* Problem to work on
Leave out every picture, then transcribe the rest of the listing exactly.

= = = =

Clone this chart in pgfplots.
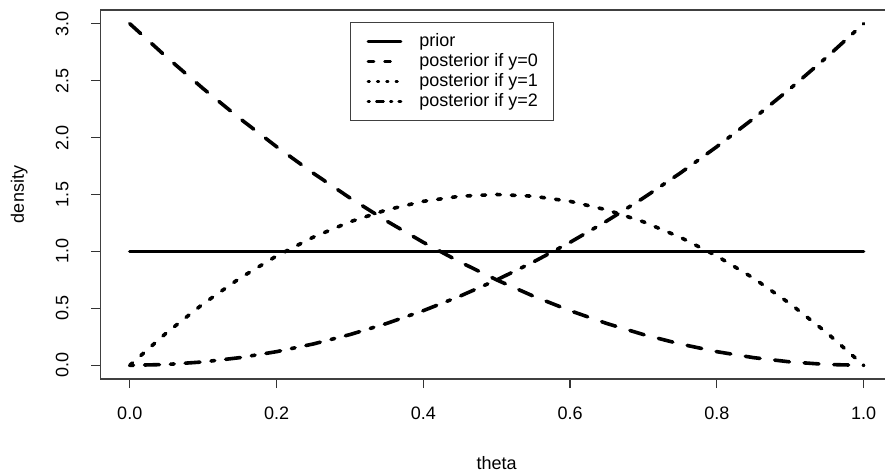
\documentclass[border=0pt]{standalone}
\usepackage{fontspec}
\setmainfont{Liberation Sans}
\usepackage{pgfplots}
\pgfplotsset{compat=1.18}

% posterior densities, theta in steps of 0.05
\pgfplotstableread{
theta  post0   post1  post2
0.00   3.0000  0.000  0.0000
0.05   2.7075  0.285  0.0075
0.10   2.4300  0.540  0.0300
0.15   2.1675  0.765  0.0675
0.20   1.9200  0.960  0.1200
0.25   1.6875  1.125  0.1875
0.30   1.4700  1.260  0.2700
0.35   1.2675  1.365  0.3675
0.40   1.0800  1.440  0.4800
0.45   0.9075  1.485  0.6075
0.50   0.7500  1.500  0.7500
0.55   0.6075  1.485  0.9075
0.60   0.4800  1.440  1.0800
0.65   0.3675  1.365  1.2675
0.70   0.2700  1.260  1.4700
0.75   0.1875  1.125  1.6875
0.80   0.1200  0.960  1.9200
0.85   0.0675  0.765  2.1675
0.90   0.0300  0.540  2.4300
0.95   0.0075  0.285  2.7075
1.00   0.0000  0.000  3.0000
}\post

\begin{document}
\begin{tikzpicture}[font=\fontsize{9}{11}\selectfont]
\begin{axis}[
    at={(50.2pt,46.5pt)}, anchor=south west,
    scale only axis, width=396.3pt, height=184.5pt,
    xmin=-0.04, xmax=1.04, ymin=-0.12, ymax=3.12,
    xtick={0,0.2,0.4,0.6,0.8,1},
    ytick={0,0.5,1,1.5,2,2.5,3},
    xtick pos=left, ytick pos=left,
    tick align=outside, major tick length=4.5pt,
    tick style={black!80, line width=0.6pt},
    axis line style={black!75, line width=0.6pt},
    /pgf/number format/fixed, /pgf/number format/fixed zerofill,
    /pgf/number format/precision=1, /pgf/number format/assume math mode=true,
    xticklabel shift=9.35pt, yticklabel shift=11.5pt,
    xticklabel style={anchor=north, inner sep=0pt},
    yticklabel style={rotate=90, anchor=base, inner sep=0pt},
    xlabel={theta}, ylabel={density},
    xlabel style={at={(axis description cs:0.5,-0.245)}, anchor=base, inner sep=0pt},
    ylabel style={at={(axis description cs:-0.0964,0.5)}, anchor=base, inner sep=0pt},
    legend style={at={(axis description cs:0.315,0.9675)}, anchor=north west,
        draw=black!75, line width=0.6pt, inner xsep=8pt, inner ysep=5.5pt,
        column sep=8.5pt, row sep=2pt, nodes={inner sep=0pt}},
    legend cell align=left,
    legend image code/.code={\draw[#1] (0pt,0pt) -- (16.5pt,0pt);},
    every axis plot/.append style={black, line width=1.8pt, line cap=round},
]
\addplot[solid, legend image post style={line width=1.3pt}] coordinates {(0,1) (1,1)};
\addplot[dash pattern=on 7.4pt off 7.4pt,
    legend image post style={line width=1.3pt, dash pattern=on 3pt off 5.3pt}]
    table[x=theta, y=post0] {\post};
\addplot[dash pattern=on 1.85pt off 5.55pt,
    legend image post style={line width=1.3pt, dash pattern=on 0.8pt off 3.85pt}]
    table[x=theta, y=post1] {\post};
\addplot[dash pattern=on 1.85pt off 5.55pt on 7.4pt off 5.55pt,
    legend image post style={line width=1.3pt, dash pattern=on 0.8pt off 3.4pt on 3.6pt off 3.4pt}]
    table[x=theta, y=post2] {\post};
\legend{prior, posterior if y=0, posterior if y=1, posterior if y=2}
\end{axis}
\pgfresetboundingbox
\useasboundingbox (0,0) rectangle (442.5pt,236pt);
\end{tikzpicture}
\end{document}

= = = =

* Result
Clone this chart in pgfplots.
\documentclass[border=0pt]{standalone}
\usepackage{fontspec}
\setmainfont{Liberation Sans}
\usepackage{pgfplots}
\pgfplotsset{compat=1.18}

% posterior densities, theta in steps of 0.05
\pgfplotstableread{
theta  post0   post1  post2
0.00   3.0000  0.000  0.0000
0.05   2.7075  0.285  0.0075
0.10   2.4300  0.540  0.0300
0.15   2.1675  0.765  0.0675
0.20   1.9200  0.960  0.1200
0.25   1.6875  1.125  0.1875
0.30   1.4700  1.260  0.2700
0.35   1.2675  1.365  0.3675
0.40   1.0800  1.440  0.4800
0.45   0.9075  1.485  0.6075
0.50   0.7500  1.500  0.7500
0.55   0.6075  1.485  0.9075
0.60   0.4800  1.440  1.0800
0.65   0.3675  1.365  1.2675
0.70   0.2700  1.260  1.4700
0.75   0.1875  1.125  1.6875
0.80   0.1200  0.960  1.9200
0.85   0.0675  0.765  2.1675
0.90   0.0300  0.540  2.4300
0.95   0.0075  0.285  2.7075
1.00   0.0000  0.000  3.0000
}\post

\begin{document}
\begin{tikzpicture}[font=\fontsize{9}{11}\selectfont]
\begin{axis}[
    at={(50.2pt,46.5pt)}, anchor=south west,
    scale only axis, width=396.3pt, height=184.5pt,
    xmin=-0.04, xmax=1.04, ymin=-0.12, ymax=3.12,
    xtick={0,0.2,0.4,0.6,0.8,1},
    ytick={0,0.5,1,1.5,2,2.5,3},
    xtick pos=left, ytick pos=left,
    tick align=outside, major tick length=4.5pt,
    tick style={black!80, line width=0.6pt},
    axis line style={black!75, line width=0.6pt},
    /pgf/number format/fixed, /pgf/number format/fixed zerofill,
    /pgf/number format/precision=1, /pgf/number format/assume math mode=true,
    xticklabel shift=9.35pt, yticklabel shift=11.5pt,
    xticklabel style={anchor=north, inner sep=0pt},
    yticklabel style={rotate=90, anchor=base, inner sep=0pt},
    xlabel={theta}, ylabel={density},
    xlabel style={at={(axis description cs:0.5,-0.245)}, anchor=base, inner sep=0pt},
    ylabel style={at={(axis description cs:-0.0964,0.5)}, anchor=base, inner sep=0pt},
    legend style={at={(axis description cs:0.315,0.9675)}, anchor=north west,
        draw=black!75, line width=0.6pt, inner xsep=8pt, inner ysep=5.5pt,
        column sep=8.5pt, row sep=2pt, nodes={inner sep=0pt}},
    legend cell align=left,
    legend image code/.code={\draw[#1] (0pt,0pt) -- (16.5pt,0pt);},
    every axis plot/.append style={black, line width=1.8pt, line cap=round},
]
\addplot[solid, legend image post style={line width=1.3pt}] coordinates {(0,1) (1,1)};
\addplot[dash pattern=on 7.4pt off 7.4pt,
    legend image post style={line width=1.3pt, dash pattern=on 3pt off 5.3pt}]
    table[x=theta, y=post0] {\post};
\addplot[dash pattern=on 1.85pt off 5.55pt,
    legend image post style={line width=1.3pt, dash pattern=on 0.8pt off 3.85pt}]
    table[x=theta, y=post1] {\post};
\addplot[dash pattern=on 1.85pt off 5.55pt on 7.4pt off 5.55pt,
    legend image post style={line width=1.3pt, dash pattern=on 0.8pt off 3.4pt on 3.6pt off 3.4pt}]
    table[x=theta, y=post2] {\post};
\legend{prior, posterior if y=0, posterior if y=1, posterior if y=2}
\end{axis}
\pgfresetboundingbox
\useasboundingbox (0,0) rectangle (442.5pt,236pt);
\end{tikzpicture}
\end{document}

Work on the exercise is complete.